下午四時,我們搭上前往河良的最後一班車。五時左右便抵達河良,培才學校一位老師告訴我們,學校剛剛關閉,許多學生準備上前線。「有人留下一輛單車,你們兩個人共用吧,到了秀武家以後再說。」我和鍾匆匆吃過飯便上路了。
單車在河岸林間曲折崎嶇、靜寂無人的小路艱難前進。在五、六公里處,路邊坐著二十多個扶著長槍、神色疲憊的朗諾士兵。他們臉色慌張,目送我們經過。
半小時後,在一個村子前方,一個小土崗突然衝出兩個持槍越南青年,呼喊我們停下,問我們要去哪裡?來做什麼?鍾松峰精通越語,回答投奔解放區。對方說,如此,把身份證交出來。
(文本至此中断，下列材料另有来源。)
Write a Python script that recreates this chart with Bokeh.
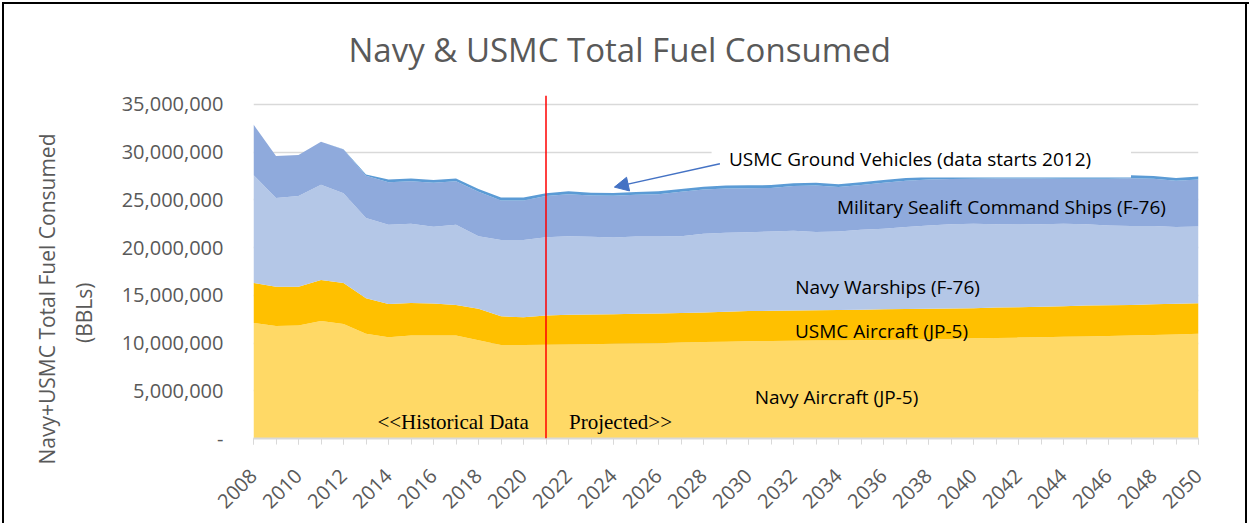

我們把身份證遞上。對方又檢查我們隨身衣服,放行了。
秀武的家就在三百多米處。他的兄弟姐妹很多。母親帶領全家參加地方建設:挖戰壕,運輸物資、宣傳抗戰、地方自衛等。我和鍾每天幫他們挖戰壕,等待地方新政權安排我們出處。
一週過去了,日子有些寂寞。一天下午,我們到河邊洗澡、游泳。望著湄公河潺潺流水,我心血來潮,邀約鍾與我游過河,他也躍躍欲試。游啊游啊,快到對岸了,不好,身後傳來大聲叫喊,回頭一看,岸上密密麻麻站滿了人。一只小船劃過來,船上兩個越南人聲色俱厲命令我們上船,我們回答可以自己游回去。上了岸,人們充滿敵意、怒氣衝衝望著我們,顯然把我們當間諜。幾個幹部模樣的責問我們為何渡過河?帶了什麼情報?正在這時,秀武的母親和妹妹趕來,說我是河良人,自小愛游泳,愛渡河,鍾是我的朋友。她再三擔保我們是好人。幹部們半信半疑,最後還是放人了。
回到秀武家,一家人埋怨我們太魯莽,說對岸有越南游擊隊員,你們一上岸他們就開槍。
第二天,越南幹部把我們叫到其住所,帶著警戒的口氣問我們的身世來歷。他們要我們每天下午到他們住所,跟他們一起到叢林中巡邏,傍晚回來與他們共進晚餐。我們一舉一動都有人監視。幾天後,一年紀較大的幹部問我們為何到這裡支持解放事業?想做什麼工作?鍾答以華僑與當地人民共命運,不能置身事外,願意接受分配工作。我不太會說越語,簡單答以響應解放陣線的號召到農村生活,願從事農業種植。
第二天一早,幹部拿著鍾的身份證,交給他說:「今天就分配你外出工作,完成任務後可回來。現在就跟你的朋友道別吧!」我緊握他的手,說:「祝你路上平安,勝利回來!」他信心滿滿地說:「你保重吧!我會回來的!」
到底是什麼任務呢?或是越南幹部借口把他支開?他此去是凶是吉?這一謎團永遠解不開。他沒有回來。幾天後,我也因為戰爭即將在此爆發而跟著一些外地人離開了秀武的家。從此天南地北到處闖,當了農民當流民,當了游民當難民。急急光陰似流水,等閑白了少年頭。
我從美國回到柬埔寨至少二十次,到越南也有十次了。走遍城鄉,用盡心思,尋不到他的蹤跡,沒有他絲毫消息。百事分已定,浮生空自忙。我只希望他那天當機立斷回到老家,免得老母和小妹驚慌失措,趁他年青體壯保護家人度過艱難險阻,與我一樣來到西方國家過上幸福好生活。